Bringing the photo to the next level is definitely a work of post processing. Photo editing, just like photography, is a journey of finding the right taste and the right mix. There’s just some feel to a photo that cannot be achieved by plain photography alone. In my case I love to put a cast of blue in the shadows of my photos.

Adding a cast of blue in the shadows using "Curves" adjustment layer.

Adding a cast of blue in the shadows using “Curves” adjustment layer.

There’s a number of ways to do this and choosing which ones to use is really dependent on the photo and of course based on your taste. The first approach is to use “Color Balance” under the adjustment layer in Photoshop. By sliding the blue sliders in the shadow, you’ll shift the other colors in the shadows and move it towards the blue channel.

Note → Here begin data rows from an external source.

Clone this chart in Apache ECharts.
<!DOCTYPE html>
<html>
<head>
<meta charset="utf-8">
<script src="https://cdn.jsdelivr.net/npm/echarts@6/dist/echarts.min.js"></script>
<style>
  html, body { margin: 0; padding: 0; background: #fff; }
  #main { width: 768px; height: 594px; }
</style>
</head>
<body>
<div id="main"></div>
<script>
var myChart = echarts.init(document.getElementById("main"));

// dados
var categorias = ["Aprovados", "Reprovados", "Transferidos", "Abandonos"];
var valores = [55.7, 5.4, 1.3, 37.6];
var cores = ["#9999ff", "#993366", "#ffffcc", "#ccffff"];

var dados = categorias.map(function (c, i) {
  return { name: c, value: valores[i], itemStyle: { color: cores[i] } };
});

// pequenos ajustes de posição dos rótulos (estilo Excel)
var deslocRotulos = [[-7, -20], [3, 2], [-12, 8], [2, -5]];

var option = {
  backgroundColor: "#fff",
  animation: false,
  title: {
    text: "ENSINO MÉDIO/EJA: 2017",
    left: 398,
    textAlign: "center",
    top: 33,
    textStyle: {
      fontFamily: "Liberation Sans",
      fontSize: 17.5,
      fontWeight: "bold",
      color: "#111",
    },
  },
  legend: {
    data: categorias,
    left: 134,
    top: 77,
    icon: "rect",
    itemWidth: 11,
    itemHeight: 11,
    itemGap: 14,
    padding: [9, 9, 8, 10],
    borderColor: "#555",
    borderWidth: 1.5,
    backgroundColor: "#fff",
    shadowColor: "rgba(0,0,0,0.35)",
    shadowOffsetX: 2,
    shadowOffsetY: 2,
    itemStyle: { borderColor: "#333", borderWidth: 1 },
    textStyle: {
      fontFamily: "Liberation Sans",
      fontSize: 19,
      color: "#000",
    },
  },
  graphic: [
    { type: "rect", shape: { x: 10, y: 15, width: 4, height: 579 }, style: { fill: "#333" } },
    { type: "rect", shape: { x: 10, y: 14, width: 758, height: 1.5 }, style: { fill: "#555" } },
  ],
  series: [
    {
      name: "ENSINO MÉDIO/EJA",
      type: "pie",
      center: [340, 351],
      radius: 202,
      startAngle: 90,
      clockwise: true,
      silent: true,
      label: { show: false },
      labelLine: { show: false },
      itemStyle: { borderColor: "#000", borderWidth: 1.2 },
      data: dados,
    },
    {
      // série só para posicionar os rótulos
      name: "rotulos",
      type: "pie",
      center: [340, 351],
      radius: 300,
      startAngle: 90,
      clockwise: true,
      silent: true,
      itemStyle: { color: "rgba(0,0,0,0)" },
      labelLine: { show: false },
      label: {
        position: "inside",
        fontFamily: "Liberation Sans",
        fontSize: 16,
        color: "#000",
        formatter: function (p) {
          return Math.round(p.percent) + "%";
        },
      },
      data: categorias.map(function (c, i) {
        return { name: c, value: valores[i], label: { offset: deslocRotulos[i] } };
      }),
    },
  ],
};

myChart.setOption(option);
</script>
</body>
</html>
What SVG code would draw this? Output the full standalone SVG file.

There’s a tendency that the image will look heavy and midtones would swell and darkens the entire image. Sometimes, you want to combine this with a “Curve” adjustment layer bringing the midtone up a notch. Note that some images would come out just fine without the additional Curve.

Another approach is to use the “Curve” adjustment layer and slide the blue channel to put more weight on the shadows. The effect is similar to the “Color Balance” approach but it gives you a different feel. Whatever approach you choose, take note that this techniques is applied to the photo after all the necessary retouching and editing is done.

This technique just adds a certain feel to the image and shouldn’t be used as a main editing technique. Note that we are only doing a cast of blue and therefore shouldn’t be too much so as not to overwhelm the entire image. The subject and the story of the image should still emerge  as the main concept of the image.

Find the right mix and taste that would define your signature in every photo you publish. This will define your unique art among the many images out there.